WHAT YOU HAVE TO DO
Print exactly the lines from the first one down to the line containing "temps = [25, 100, 150]", both ends included, with no pictures and nothing else.

◇ ◇ ◇ ◇ ◇

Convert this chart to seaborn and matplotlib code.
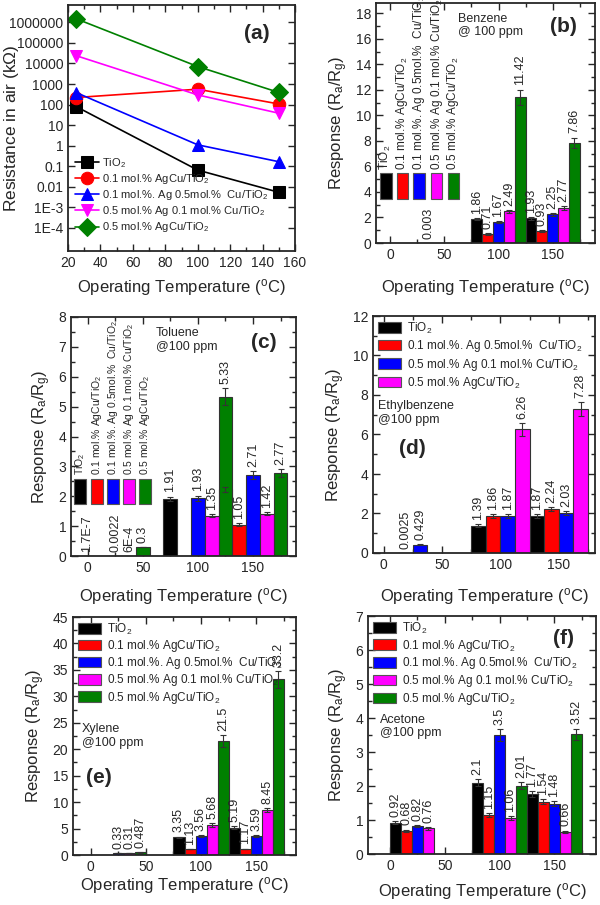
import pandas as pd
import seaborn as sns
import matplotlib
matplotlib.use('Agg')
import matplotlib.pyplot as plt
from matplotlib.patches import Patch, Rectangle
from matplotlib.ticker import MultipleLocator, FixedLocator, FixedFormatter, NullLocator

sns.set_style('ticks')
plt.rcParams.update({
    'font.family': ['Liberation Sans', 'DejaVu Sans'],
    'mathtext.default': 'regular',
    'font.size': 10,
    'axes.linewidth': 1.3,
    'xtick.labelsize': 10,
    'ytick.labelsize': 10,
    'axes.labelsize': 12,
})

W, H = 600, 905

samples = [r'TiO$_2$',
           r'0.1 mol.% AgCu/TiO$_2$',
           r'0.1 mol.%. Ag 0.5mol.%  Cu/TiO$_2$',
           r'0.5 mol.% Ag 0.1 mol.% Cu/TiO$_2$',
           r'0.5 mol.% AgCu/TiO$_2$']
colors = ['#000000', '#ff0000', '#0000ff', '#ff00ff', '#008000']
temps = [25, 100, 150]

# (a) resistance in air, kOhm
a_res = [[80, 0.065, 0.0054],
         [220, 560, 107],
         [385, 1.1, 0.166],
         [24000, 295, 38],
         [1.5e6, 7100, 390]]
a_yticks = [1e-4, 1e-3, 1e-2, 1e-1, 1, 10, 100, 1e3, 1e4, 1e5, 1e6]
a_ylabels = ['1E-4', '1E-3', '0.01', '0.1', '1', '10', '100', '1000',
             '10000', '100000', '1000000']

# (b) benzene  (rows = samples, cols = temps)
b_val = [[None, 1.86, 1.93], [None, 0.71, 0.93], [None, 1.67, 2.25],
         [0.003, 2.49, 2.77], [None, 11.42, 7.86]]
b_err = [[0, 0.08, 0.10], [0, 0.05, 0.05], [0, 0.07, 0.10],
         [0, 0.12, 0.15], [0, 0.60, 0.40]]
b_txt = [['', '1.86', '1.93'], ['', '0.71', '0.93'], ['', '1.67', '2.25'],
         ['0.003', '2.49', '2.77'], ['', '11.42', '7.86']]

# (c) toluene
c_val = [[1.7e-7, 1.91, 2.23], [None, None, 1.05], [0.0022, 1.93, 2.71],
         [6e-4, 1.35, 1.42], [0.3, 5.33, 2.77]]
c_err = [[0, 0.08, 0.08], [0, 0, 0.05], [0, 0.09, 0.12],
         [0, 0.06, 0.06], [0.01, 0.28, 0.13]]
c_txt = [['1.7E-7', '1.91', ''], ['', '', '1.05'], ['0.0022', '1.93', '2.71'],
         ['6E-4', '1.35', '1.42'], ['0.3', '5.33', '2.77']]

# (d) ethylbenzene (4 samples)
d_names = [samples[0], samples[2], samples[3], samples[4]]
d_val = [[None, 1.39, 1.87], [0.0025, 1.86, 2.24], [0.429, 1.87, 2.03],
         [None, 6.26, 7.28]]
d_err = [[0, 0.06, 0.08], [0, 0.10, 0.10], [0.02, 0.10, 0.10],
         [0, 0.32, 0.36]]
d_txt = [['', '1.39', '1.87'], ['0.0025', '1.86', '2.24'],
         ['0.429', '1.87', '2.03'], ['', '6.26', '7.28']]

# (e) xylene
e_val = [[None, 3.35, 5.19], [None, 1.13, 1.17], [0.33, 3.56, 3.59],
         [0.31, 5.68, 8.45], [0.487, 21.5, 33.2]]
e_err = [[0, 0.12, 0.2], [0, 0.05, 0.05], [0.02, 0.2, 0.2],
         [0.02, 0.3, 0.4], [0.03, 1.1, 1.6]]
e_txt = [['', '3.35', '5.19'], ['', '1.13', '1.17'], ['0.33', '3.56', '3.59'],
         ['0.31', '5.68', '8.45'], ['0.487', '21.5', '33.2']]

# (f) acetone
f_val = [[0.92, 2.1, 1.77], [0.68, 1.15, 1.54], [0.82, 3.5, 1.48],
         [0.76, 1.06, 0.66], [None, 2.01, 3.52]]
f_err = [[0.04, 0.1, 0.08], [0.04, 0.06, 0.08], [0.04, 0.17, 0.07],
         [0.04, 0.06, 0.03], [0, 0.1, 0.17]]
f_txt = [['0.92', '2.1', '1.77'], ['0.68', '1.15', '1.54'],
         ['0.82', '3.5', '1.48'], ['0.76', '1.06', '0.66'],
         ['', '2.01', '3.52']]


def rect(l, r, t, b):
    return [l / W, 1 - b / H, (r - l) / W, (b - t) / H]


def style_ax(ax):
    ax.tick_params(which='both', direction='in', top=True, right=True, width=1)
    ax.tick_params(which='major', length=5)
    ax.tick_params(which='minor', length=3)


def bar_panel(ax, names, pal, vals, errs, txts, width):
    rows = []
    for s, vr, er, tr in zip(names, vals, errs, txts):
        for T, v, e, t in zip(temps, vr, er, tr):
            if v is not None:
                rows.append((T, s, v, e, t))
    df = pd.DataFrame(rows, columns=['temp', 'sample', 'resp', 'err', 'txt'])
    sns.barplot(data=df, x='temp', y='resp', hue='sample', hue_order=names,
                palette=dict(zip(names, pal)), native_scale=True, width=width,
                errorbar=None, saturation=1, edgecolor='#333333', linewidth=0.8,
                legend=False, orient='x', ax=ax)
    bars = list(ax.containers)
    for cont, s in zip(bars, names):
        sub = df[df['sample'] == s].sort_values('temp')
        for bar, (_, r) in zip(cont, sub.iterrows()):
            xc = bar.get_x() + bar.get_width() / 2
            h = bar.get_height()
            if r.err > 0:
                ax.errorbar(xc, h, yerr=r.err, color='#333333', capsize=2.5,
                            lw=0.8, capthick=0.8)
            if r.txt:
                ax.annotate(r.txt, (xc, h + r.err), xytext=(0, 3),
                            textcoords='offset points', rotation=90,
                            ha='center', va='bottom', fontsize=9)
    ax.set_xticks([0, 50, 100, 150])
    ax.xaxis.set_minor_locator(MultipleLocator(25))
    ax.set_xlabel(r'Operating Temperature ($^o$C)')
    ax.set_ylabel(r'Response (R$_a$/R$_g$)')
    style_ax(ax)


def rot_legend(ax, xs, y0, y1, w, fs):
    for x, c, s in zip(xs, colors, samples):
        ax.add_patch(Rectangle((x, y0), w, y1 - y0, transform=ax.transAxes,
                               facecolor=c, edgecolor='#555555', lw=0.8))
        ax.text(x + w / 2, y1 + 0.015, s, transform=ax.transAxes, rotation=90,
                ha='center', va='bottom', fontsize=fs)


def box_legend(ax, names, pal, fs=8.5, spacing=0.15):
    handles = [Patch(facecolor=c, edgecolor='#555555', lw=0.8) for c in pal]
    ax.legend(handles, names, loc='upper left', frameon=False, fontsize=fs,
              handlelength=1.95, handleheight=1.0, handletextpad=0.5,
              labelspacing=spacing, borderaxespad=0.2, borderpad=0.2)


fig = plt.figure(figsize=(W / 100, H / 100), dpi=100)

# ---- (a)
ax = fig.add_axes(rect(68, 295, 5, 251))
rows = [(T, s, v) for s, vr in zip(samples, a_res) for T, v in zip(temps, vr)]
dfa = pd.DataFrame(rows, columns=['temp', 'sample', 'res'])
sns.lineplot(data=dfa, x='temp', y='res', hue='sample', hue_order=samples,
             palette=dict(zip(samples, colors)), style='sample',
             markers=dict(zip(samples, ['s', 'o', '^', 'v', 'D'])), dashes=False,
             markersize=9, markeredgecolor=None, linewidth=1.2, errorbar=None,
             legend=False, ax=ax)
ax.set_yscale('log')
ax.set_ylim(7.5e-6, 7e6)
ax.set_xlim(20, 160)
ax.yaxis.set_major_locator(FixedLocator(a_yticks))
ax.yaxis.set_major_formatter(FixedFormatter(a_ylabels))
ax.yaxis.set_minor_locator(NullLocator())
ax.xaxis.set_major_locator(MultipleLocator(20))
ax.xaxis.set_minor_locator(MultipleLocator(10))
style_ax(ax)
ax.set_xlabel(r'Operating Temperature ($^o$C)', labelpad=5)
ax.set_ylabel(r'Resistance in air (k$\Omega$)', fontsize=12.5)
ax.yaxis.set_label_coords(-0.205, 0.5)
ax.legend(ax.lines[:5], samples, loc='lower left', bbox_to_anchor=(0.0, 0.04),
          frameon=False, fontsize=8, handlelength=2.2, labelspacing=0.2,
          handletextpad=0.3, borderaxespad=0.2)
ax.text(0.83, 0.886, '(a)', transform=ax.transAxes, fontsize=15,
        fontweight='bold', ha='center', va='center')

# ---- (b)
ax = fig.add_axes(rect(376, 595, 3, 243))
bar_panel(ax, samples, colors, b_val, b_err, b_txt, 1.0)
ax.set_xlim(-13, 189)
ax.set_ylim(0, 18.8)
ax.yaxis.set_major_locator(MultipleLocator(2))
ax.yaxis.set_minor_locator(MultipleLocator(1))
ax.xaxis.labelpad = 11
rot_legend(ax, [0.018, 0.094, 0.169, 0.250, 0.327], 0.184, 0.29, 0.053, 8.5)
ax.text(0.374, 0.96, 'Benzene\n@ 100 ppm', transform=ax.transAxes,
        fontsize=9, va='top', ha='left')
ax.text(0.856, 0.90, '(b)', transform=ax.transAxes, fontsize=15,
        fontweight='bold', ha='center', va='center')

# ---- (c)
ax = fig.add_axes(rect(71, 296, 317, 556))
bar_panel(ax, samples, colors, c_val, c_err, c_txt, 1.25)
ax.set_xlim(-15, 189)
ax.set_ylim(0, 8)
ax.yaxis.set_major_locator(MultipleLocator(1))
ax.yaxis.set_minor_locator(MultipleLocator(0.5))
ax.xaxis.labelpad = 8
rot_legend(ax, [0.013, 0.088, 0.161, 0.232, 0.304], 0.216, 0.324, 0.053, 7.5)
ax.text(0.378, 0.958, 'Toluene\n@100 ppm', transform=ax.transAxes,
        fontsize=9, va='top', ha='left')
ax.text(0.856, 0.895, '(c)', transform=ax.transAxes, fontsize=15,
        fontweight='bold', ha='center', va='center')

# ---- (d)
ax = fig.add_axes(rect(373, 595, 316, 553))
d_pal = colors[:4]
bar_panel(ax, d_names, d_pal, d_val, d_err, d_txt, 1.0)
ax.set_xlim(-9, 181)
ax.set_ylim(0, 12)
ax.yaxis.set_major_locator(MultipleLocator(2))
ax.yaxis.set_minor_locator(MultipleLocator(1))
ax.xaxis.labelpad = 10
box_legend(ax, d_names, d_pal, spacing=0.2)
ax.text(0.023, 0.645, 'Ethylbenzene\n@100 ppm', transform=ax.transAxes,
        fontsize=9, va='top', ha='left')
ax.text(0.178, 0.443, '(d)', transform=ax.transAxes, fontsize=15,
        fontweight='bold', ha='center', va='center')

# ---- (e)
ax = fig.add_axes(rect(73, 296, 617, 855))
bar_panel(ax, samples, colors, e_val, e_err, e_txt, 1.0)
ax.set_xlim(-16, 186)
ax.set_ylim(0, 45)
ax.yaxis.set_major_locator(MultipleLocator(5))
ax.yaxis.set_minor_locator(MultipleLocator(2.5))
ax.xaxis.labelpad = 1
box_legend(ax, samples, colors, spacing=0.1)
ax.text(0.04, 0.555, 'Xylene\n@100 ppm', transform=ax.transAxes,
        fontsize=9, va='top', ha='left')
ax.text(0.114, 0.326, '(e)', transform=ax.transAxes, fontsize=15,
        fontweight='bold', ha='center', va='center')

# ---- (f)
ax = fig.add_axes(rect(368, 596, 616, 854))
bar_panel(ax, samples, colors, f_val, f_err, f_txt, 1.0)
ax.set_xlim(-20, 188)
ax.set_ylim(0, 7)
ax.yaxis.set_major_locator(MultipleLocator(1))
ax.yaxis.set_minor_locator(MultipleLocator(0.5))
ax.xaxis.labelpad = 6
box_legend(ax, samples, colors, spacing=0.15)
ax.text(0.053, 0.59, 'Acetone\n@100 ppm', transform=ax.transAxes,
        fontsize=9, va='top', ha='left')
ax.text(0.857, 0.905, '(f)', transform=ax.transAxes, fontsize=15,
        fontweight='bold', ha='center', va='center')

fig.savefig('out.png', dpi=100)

◇ ◇ ◇ ◇ ◇

EXERCISE RESPONSE
Convert this chart to seaborn and matplotlib code.
import pandas as pd
import seaborn as sns
import matplotlib
matplotlib.use('Agg')
import matplotlib.pyplot as plt
from matplotlib.patches import Patch, Rectangle
from matplotlib.ticker import MultipleLocator, FixedLocator, FixedFormatter, NullLocator

sns.set_style('ticks')
plt.rcParams.update({
    'font.family': ['Liberation Sans', 'DejaVu Sans'],
    'mathtext.default': 'regular',
    'font.size': 10,
    'axes.linewidth': 1.3,
    'xtick.labelsize': 10,
    'ytick.labelsize': 10,
    'axes.labelsize': 12,
})

W, H = 600, 905

samples = [r'TiO$_2$',
           r'0.1 mol.% AgCu/TiO$_2$',
           r'0.1 mol.%. Ag 0.5mol.%  Cu/TiO$_2$',
           r'0.5 mol.% Ag 0.1 mol.% Cu/TiO$_2$',
           r'0.5 mol.% AgCu/TiO$_2$']
colors = ['#000000', '#ff0000', '#0000ff', '#ff00ff', '#008000']
temps = [25, 100, 150]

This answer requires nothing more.